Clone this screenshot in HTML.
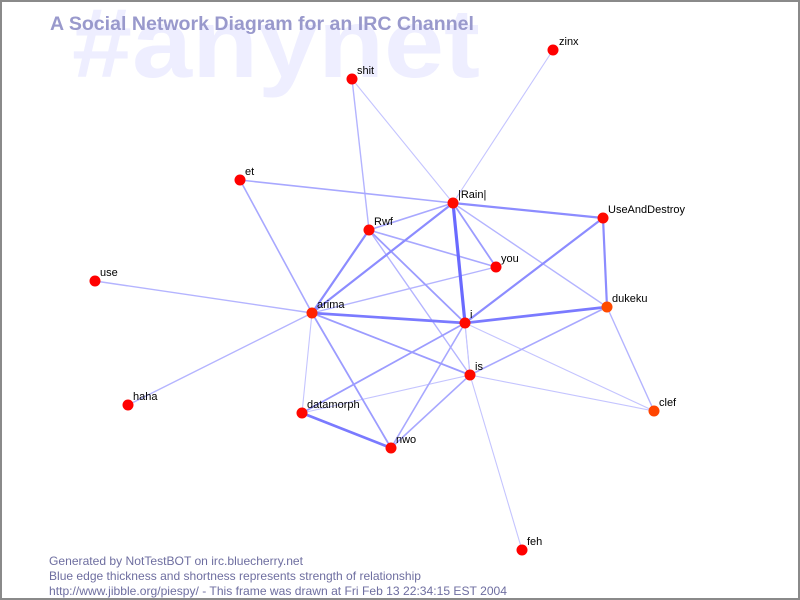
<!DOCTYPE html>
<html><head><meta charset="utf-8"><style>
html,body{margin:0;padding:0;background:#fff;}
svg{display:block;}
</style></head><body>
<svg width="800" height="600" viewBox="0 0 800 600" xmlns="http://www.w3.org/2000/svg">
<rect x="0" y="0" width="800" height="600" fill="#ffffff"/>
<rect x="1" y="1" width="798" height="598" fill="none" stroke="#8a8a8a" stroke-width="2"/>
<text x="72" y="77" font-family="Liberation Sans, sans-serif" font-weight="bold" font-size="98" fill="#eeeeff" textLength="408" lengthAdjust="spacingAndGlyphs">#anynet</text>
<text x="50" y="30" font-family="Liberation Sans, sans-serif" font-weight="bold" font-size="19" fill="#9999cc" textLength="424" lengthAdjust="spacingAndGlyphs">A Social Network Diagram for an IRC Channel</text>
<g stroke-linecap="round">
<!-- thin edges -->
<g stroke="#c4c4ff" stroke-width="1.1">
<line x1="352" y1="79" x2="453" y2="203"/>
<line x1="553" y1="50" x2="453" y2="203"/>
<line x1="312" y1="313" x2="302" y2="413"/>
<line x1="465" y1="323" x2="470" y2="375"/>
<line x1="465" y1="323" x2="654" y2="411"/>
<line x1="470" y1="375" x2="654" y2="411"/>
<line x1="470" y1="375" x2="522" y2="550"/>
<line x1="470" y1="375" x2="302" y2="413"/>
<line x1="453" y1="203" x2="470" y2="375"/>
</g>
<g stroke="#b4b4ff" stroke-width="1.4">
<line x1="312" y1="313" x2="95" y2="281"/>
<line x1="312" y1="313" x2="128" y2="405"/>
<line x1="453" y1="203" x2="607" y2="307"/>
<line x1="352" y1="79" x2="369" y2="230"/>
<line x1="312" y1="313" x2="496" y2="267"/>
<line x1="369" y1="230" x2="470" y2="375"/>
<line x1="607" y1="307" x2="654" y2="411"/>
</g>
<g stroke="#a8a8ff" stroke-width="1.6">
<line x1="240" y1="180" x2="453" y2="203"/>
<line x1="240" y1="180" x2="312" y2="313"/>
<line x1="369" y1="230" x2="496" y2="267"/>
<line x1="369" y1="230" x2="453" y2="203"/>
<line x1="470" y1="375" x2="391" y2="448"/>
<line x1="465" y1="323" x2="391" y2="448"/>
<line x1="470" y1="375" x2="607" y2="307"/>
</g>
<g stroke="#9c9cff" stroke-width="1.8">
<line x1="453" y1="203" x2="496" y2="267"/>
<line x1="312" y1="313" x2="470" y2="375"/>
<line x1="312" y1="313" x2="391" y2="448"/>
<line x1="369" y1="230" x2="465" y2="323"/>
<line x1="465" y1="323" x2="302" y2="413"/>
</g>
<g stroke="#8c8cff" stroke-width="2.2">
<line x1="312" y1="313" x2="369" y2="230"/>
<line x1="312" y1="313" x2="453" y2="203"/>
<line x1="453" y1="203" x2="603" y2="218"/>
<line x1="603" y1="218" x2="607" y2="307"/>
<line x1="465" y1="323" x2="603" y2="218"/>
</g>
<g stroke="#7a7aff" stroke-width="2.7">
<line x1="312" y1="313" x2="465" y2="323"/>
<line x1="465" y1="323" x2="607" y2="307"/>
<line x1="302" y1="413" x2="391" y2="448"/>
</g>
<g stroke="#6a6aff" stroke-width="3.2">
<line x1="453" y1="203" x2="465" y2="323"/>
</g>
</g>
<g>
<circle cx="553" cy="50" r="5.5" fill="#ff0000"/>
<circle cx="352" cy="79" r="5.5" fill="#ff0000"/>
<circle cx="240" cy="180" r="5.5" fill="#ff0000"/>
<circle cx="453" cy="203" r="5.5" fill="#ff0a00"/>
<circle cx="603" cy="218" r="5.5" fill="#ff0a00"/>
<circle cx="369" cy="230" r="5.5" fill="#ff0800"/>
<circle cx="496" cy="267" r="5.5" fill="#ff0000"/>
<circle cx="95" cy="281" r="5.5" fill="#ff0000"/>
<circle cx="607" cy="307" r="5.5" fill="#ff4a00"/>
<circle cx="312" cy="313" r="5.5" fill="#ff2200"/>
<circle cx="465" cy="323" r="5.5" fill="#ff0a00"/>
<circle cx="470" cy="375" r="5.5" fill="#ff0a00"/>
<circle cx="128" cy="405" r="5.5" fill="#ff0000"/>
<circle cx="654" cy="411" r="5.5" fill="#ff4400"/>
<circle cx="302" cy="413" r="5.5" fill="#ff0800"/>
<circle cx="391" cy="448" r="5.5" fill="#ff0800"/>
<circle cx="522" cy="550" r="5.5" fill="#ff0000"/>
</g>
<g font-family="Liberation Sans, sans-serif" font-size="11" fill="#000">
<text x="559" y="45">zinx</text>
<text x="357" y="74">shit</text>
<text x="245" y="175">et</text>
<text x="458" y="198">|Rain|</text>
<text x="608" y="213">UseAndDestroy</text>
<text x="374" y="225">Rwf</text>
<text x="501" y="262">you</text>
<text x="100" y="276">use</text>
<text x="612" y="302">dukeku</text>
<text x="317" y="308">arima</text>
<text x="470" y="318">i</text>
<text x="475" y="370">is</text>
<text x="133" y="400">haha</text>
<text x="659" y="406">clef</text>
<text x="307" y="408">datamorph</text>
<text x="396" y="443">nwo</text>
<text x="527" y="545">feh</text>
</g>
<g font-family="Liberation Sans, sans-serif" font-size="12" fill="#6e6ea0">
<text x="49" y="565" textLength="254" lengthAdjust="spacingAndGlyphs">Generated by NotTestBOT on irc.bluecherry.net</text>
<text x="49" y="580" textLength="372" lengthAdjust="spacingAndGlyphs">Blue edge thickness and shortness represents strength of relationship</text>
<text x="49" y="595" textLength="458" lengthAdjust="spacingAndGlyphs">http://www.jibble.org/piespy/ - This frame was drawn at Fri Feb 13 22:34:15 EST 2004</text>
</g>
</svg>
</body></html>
● ● ● ● ●
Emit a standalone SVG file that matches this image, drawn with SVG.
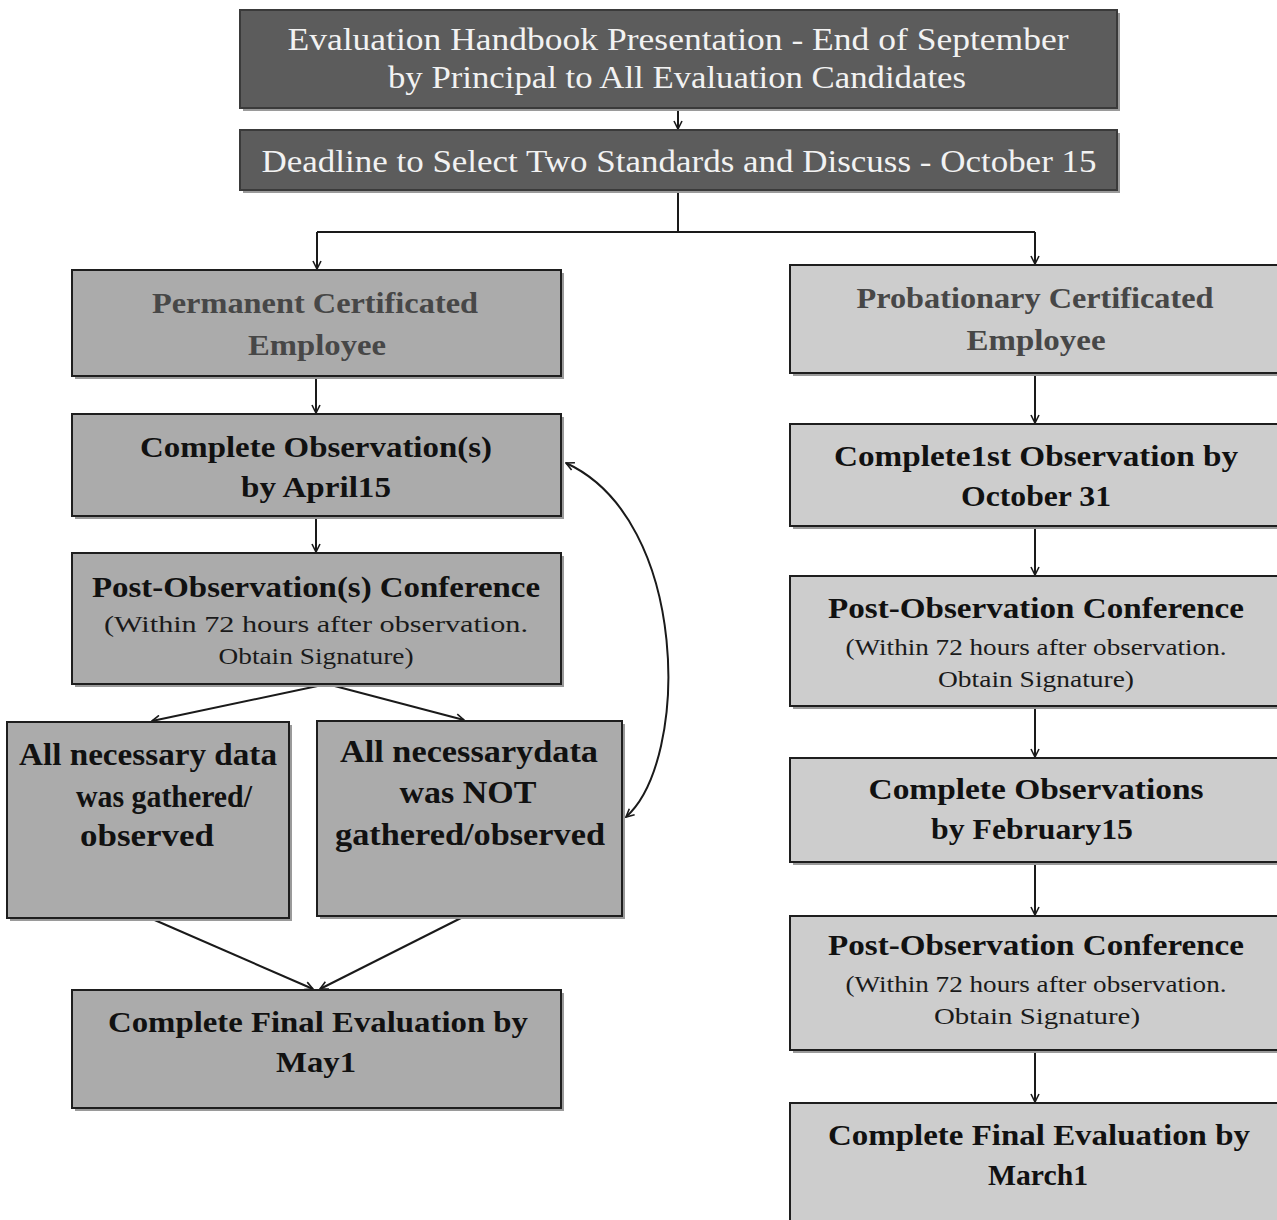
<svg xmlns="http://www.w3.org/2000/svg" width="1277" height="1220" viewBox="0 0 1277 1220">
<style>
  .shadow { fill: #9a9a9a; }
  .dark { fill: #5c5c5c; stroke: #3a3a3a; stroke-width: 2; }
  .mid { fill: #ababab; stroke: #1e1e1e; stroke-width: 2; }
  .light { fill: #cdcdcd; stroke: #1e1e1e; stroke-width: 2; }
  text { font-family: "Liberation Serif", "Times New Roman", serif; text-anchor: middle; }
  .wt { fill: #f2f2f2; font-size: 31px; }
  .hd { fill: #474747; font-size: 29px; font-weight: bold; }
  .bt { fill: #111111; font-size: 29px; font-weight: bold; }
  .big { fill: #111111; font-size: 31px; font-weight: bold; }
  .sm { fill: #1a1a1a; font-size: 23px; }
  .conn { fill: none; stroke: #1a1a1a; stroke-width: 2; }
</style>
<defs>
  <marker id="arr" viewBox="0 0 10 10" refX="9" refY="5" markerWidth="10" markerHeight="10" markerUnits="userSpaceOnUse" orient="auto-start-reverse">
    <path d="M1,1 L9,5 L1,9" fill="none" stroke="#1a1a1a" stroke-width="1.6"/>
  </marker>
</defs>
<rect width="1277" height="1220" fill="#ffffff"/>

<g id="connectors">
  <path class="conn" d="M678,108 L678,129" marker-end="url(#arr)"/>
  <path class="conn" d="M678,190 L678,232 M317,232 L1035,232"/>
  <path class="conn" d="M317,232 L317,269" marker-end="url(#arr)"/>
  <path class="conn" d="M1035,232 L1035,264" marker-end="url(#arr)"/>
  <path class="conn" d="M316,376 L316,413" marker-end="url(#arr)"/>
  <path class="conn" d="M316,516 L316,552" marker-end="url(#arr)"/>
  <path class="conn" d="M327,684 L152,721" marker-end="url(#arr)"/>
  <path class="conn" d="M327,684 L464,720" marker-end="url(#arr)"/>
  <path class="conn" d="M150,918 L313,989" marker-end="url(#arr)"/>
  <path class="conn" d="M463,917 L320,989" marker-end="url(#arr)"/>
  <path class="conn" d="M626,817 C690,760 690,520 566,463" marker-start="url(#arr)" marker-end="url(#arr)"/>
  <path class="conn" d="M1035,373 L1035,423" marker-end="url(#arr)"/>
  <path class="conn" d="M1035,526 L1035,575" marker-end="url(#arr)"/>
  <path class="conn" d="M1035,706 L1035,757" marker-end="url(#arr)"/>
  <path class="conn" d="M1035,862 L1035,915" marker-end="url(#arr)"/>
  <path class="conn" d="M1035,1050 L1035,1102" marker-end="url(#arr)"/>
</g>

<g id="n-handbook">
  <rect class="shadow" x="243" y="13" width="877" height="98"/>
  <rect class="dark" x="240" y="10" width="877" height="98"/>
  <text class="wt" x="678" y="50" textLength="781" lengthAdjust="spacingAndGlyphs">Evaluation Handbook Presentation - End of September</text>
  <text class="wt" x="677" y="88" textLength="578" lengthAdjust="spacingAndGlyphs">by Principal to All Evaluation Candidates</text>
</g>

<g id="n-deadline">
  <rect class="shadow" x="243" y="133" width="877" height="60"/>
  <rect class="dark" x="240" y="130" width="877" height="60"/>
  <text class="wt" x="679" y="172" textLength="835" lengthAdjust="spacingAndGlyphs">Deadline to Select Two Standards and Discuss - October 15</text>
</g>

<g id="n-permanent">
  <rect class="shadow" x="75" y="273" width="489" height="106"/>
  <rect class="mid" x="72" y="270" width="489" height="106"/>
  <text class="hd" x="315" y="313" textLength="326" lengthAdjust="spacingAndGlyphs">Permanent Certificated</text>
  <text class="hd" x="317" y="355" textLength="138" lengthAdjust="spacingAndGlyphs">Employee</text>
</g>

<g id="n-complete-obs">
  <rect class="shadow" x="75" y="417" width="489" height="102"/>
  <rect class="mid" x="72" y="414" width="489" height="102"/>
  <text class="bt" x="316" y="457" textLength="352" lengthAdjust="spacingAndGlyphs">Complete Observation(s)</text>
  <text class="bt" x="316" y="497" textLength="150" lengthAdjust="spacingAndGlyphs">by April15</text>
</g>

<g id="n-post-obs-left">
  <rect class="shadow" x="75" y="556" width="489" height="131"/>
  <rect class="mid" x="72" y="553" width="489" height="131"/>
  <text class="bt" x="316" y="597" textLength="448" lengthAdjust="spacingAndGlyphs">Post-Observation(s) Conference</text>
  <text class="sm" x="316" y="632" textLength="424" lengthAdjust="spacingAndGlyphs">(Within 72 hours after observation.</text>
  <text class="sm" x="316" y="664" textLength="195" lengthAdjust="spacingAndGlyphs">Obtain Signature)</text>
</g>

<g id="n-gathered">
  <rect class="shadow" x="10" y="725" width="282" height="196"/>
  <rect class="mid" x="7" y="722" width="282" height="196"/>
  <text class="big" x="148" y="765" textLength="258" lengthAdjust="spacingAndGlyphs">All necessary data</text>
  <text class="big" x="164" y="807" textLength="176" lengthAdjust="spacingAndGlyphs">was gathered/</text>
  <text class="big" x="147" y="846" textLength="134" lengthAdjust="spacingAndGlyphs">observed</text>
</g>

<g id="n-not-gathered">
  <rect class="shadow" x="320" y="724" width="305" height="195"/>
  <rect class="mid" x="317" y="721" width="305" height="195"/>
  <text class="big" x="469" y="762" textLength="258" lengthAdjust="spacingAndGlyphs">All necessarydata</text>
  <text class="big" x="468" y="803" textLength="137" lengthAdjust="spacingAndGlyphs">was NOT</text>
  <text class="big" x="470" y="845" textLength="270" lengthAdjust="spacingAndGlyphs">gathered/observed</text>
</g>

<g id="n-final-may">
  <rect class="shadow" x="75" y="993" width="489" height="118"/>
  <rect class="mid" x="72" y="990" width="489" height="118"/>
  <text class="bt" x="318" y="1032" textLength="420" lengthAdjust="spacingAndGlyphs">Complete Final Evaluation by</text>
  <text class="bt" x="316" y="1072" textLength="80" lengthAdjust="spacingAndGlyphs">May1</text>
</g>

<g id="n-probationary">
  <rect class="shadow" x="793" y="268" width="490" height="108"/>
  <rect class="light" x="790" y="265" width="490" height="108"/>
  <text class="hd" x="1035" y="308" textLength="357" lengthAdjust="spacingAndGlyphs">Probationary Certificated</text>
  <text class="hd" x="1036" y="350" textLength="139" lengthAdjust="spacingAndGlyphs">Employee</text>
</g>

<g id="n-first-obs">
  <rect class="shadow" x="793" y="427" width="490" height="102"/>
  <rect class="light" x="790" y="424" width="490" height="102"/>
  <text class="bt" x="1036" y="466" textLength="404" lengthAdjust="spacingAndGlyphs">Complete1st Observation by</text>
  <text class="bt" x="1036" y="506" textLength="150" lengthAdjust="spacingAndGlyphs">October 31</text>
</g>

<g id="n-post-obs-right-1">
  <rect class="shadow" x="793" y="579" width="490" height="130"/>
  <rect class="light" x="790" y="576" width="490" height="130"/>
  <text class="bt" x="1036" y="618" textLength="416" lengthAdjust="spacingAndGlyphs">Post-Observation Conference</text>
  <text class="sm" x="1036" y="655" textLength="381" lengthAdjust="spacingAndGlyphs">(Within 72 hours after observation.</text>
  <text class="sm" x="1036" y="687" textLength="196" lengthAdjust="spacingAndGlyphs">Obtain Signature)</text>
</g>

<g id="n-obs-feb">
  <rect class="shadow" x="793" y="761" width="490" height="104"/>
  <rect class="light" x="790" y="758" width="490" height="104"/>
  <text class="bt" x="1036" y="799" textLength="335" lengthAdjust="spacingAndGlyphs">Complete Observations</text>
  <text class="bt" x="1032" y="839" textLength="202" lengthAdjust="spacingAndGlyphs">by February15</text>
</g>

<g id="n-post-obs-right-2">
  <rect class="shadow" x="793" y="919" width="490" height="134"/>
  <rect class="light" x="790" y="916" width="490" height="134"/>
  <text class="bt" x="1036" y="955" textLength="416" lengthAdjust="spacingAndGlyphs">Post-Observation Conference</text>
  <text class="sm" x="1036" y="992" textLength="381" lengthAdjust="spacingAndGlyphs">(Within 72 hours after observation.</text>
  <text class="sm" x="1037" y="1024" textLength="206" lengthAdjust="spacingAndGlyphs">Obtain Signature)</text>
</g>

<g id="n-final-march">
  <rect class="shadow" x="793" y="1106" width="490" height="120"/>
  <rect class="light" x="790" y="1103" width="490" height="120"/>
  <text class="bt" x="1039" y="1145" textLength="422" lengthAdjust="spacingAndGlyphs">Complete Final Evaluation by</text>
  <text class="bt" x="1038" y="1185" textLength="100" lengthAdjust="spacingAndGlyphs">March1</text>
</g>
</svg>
● ● ● ● ●
- What is needed -
Return nothing except the number of lines that include the string "drawn".

- Written response -
2